54F. Capital gain on transfer of certain capital assets not to be charged in case of investment in residential house.–

(1) Subject to the provisions of sub-section (4), where, in the case of an assessee being an individual or a Hindu undivided family, the capital gain arises from the transfer of any long-term capital asset, not being a residential house (hereafter in this section referred to as the original asset), and the assessee has, within a period of one year before two years after the date on which the transfer took place purchased, or has within a period of three years after that date constructed, a residential house (hereafter in this section referred to as the new asset), the capital gain shall be dealt with in accordance with the following provisions of this section, that is to say,–

(a) if the cost of the new asset is not less than the net consideration in respect of the original asset, the whole of such capital gain shall not be charged under section 45:

(b) if the cost of the new asset is less than the net consideration in respect of the original asset, so much of the capital gain as bears to the whole of the capital gain the same proportion as the cost of the new asset bears to the net consideration, shall not be charged under section 45: Provided that nothing contained in this sub-section shall apply where—

(a) the assessee,—

(i) owns more than one residential house, other than the new asset, on the date of transfer of the original asset ; or

(ii) purchases any residential house, other than the new asset, within a period of one year after the date of transfer of the original asset ; or

(iii) constructs any residential house, other than the new asset, within a period of three years after the date of transfer of the original asset; and

(b) the income from such residential house, other than the one residential house owned on the date of transfer of the original asset, is chargeable under the head “Income from house property”.
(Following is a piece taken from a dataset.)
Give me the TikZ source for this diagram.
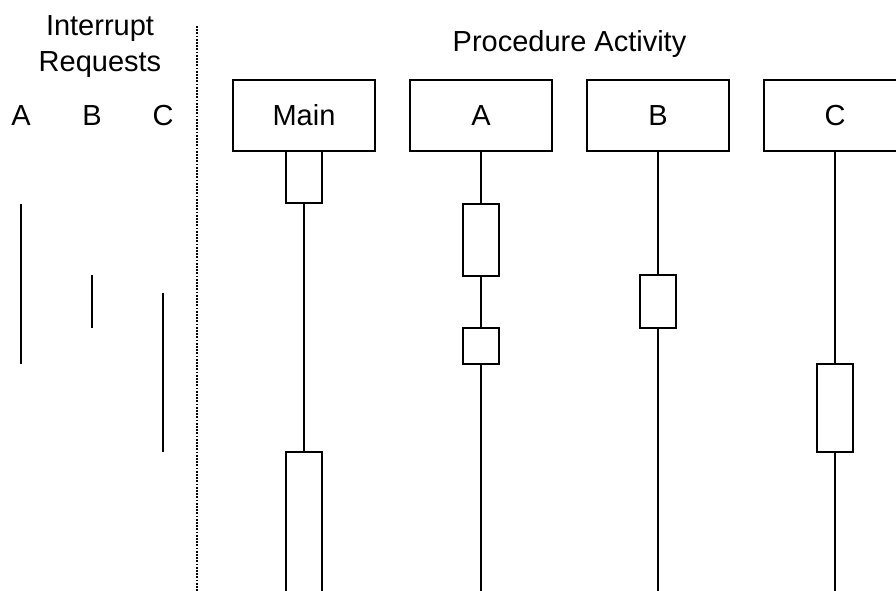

9. It is relevant to note herein that an amendment was made to the above-said provision with regard to the word ‘a’ by the Finance (No.2) Act, 2014, which will come into effect from 01.04.2015. The said amendment reads as follows:

“32a. Words “constructed , one residential house in India” shall be substituted for “constructed, a residential house” by the Finance (No.2) Act, 2014, with effect from 01.04.2015.”
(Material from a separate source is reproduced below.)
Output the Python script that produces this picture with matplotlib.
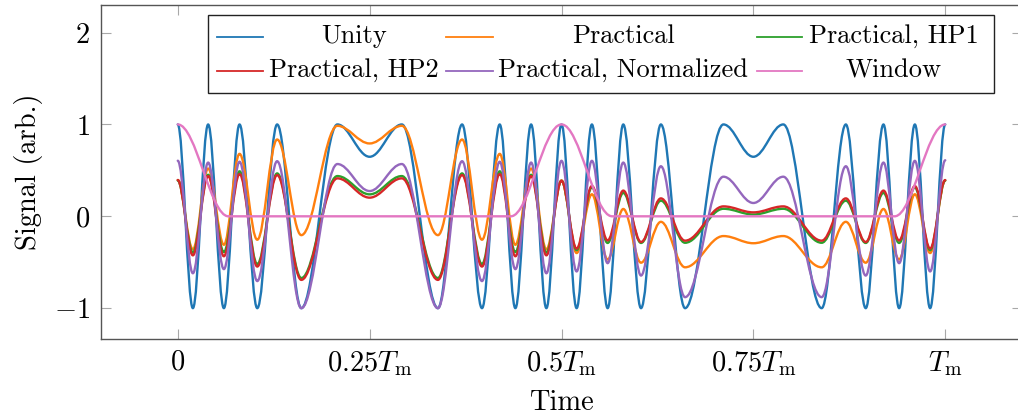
import matplotlib
matplotlib.use("Agg")
import matplotlib.pyplot as plt
from matplotlib.path import Path
from matplotlib.patches import PathPatch, Rectangle
from matplotlib.lines import Line2D

plt.rcParams["mathtext.fontset"] = "cm"
plt.rcParams["font.family"] = "cmr10"
plt.rcParams["axes.unicode_minus"] = False

# Turning points of the traces, time in units of T_m
t_ext = [0.0, 0.0197, 0.0396, 0.0601, 0.0805, 0.1036, 0.1295, 0.1610, 0.2080,
         0.2500, 0.2920, 0.3390, 0.3705, 0.3964, 0.4195, 0.4399, 0.4604, 0.4803,
         0.5000, 0.5197, 0.5396, 0.5601, 0.5805, 0.6036, 0.6295, 0.6610, 0.7110,
         0.7500, 0.7890, 0.8390, 0.8705, 0.8964, 0.9195, 0.9399, 0.9604, 0.9803,
         1.0000]

unity = [1.0, -1.0, 1.0, -1.0, 1.0, -1.0, 1.0, -1.0, 1.0,
         0.648, 1.0, -1.0, 1.0, -1.0, 1.0, -1.0, 1.0, -1.0,
         1.0, -1.0, 1.0, -1.0, 1.0, -1.0, 1.0, -1.0, 1.0,
         0.648, 1.0, -1.0, 1.0, -1.0, 1.0, -1.0, 1.0, -1.0,
         1.0]

practical = [0.395, -0.36, 0.52, -0.31, 0.68, -0.255, 0.836, -0.205, 0.985,
             0.793, 0.985, -0.205, 0.836, -0.255, 0.68, -0.31, 0.52, -0.36,
             0.39, -0.40, 0.24, -0.47, 0.08, -0.505, -0.06, -0.555, -0.215,
             -0.293, -0.215, -0.555, -0.06, -0.505, 0.08, -0.47, 0.24, -0.40,
             0.39]

practical_hp1 = [0.39, -0.395, 0.452, -0.39, 0.49, -0.52, 0.467, -0.672, 0.438,
                 0.239, 0.438, -0.672, 0.467, -0.52, 0.49, -0.39, 0.452, -0.395,
                 0.387, -0.368, 0.315, -0.29, 0.255, -0.29, 0.17, -0.288, 0.082,
                 0.02, 0.082, -0.288, 0.17, -0.29, 0.255, -0.29, 0.315, -0.368,
                 0.39]

practical_hp2 = [0.395, -0.425, 0.438, -0.435, 0.46, -0.547, 0.449, -0.692, 0.413,
                 0.203, 0.413, -0.692, 0.449, -0.547, 0.46, -0.435, 0.438, -0.425,
                 0.387, -0.352, 0.33, -0.262, 0.28, -0.28, 0.195, -0.265, 0.108,
                 0.043, 0.108, -0.265, 0.195, -0.28, 0.28, -0.262, 0.33, -0.352,
                 0.395]

practical_norm = [0.605, -0.62, 0.585, -0.575, 0.594, -0.705, 0.60, -1.0, 0.569,
                  0.275, 0.569, -1.0, 0.60, -0.705, 0.594, -0.575, 0.585, -0.62,
                  0.604, -0.60, 0.604, -0.51, 0.585, -0.645, 0.545, -0.88, 0.431,
                  0.145, 0.431, -0.88, 0.545, -0.645, 0.585, -0.51, 0.604, -0.60,
                  0.61]

# Window: plateau tops and the feet of each taper
t_window = [0.0, 0.066, 0.434, 0.5, 0.566, 0.934, 1.0]
window = [1.0, 0.0, 0.0, 1.0, 0.0, 0.0, 1.0]

labels = ["Unity", "Practical", "Practical, HP1", "Practical, HP2",
          "Practical, Normalized", "Window"]
colors = ["#1f77b4", "#ff7f0e", "#2ca02c", "#d62728", "#9467bd", "#e377c2"]

x_ticks = [0.0, 0.25, 0.5, 0.75, 1.0]
x_tick_labels = [r"$0$", r"$0.25T_\mathrm{m}$", r"$0.5T_\mathrm{m}$",
                 r"$0.75T_\mathrm{m}$", r"$T_\mathrm{m}$"]
y_ticks = [-1, 0, 1, 2]
y_tick_labels = [r"$-1$", r"$0$", r"$1$", r"$2$"]


def smooth_path(t, v, a=0.3634):
    """Cubic Bezier through turning points with flat tangents (half-cosine shape)."""
    verts = [(t[0], v[0])]
    codes = [Path.MOVETO]
    for i in range(len(t) - 1):
        dt = t[i + 1] - t[i]
        verts += [(t[i] + a * dt, v[i]), (t[i + 1] - a * dt, v[i + 1]),
                  (t[i + 1], v[i + 1])]
        codes += [Path.CURVE4] * 3
    return Path(verts, codes)


W, H = 1018, 416
fig = plt.figure(figsize=(W / 100, H / 100), dpi=100)
ax_l, ax_r, ax_t, ax_b = 101, 1022, 5, 338.5
ax = fig.add_axes([ax_l / W, (H - ax_b) / H, (ax_r - ax_l) / W, (ax_b - ax_t) / H])
ax.set_xlim(-0.1, 1.1)
ax.set_ylim(-1.33, 2.3)

traces = [(t_ext, unity), (t_ext, practical), (t_ext, practical_hp1),
          (t_ext, practical_hp2), (t_ext, practical_norm), (t_window, window)]
for (tt, vv), c in zip(traces, colors):
    ax.add_patch(PathPatch(smooth_path(tt, vv), fill=False, edgecolor=c,
                           lw=1.7, capstyle="round", joinstyle="round"))

ax.set_xticks(x_ticks)
ax.set_xticklabels(x_tick_labels)
ax.set_yticks(y_ticks)
ax.set_yticklabels(y_tick_labels)
ax.tick_params(direction="in", length=7.5, width=0.8, color="#a8a8a8",
               top=True, right=True, labelsize=20.5, pad=8)
for s in ax.spines.values():
    s.set_color("#555555")
    s.set_linewidth(1.0)

ax.set_xlabel("Time", fontsize=20.5, labelpad=8)
ax.set_ylabel("Signal (arb.)", fontsize=20.5, labelpad=8)


def axc(px, py):
    return ((px - ax_l) / (ax_r - ax_l), (ax_b - py) / (ax_b - ax_t))


# Legend: three columns, two rows, centered entry text
x0, y0 = axc(208, 93)
x1, y1 = axc(994, 15)
ax.add_patch(Rectangle((x0, y0), x1 - x0, y1 - y0, transform=ax.transAxes,
                       facecolor="white", edgecolor="#222222", lw=1.0,
                       zorder=10, clip_on=False))
line_cols = [(216.7, 263.3), (446.0, 492.7), (756.7, 802.3)]
text_cols = [354.0, 623.5, 894.0]
rows = [37.3, 71.0]
for k, (lab, c) in enumerate(zip(labels, colors)):
    r, col = divmod(k, 3)
    la, lb = line_cols[col]
    (xa, ya), (xb, _) = axc(la, rows[r]), axc(lb, rows[r])
    ax.add_line(Line2D([xa, xb], [ya, ya], transform=ax.transAxes, color=c,
                       lw=1.3, zorder=11, clip_on=False))
    tx, ty = axc(text_cols[col], rows[r] + 6.0)
    ax.text(tx, ty, lab, transform=ax.transAxes, ha="center", va="baseline",
            fontsize=19, zorder=12)

fig.savefig("out.png", dpi=100)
10. The above-said amendment to Section 54F of the Income Tax Act, which will come into effect only from 01.04.2015, makes it very clear that the benefit of Section 54F of the Income Tax Act will be applicable to constructed, one residential house in India and that clarifies the situation in the present case, i.e, post amendment, viz., from 01.04.2015, the benefit of Section 54F will be applicable to one residential house in India. Prior to the said amendment, it is clear that a residential house would include multiple flats/residential units as in the present case where the assessee has got five residential flats. We may also mention here that all the Authorities below have clearly understood that the agreement signed by the assessee with M/s.Mount Housing Infrastructure Ltd., is that the assessee will receive 43.75% of the built-up area after development, which is construed as one block, which may be one or more flats. In that view of the matter what was before the Assessing Officer is only equivalent of 56.25% of land transferred, equivalent to 43.75% of built up area received by the assessee. This built up area got translated into five flats. Hence, we are of the opinion that the transaction in this case was not with regard to the number of flats but with regard to the percentage of the built up area, vis-a-vis, the Undivided Share of Land.

11. In similar circumstances, this Court, by order dated 04.01.2012 in T.C.(A)No.656 of 2005 held as follows:

The above provision refers to a residential house meaning thereby that even if there are four different flats and if it is considered for the property assessed as one unit and one door number is given, it should be construed as a residential unit, namely, one unit. In that sense, the said provision is available to the assessee.”

12. In the decision reported in (2012) 75 DTR 56 (Dr.(Smt.) P.K.Vasanthi Rangarajan, this Court, while dealing with the benefit of exemption under Section 54F, followed the above-said decision of this Court in T.C.(A)No.656 of 2005 and granted the benefit to the assessee under Section 54F of the Income Tax Act on the investment made in the four flats.

13. Hence, the above-said decisions of this Court make it clear that the property should be assessed as one unit, even though different flats are available. Here also, as per the assessment order, all the flats have one door number, namely, Door No.29F, Race Course, Coimbatore.

14. In the light of the above, we find no question of law much less any substantial question of law arises for consideration in this Tax Case (Appeal). Accordingly, this Tax Case (Appeal) stands dismissed. No costs.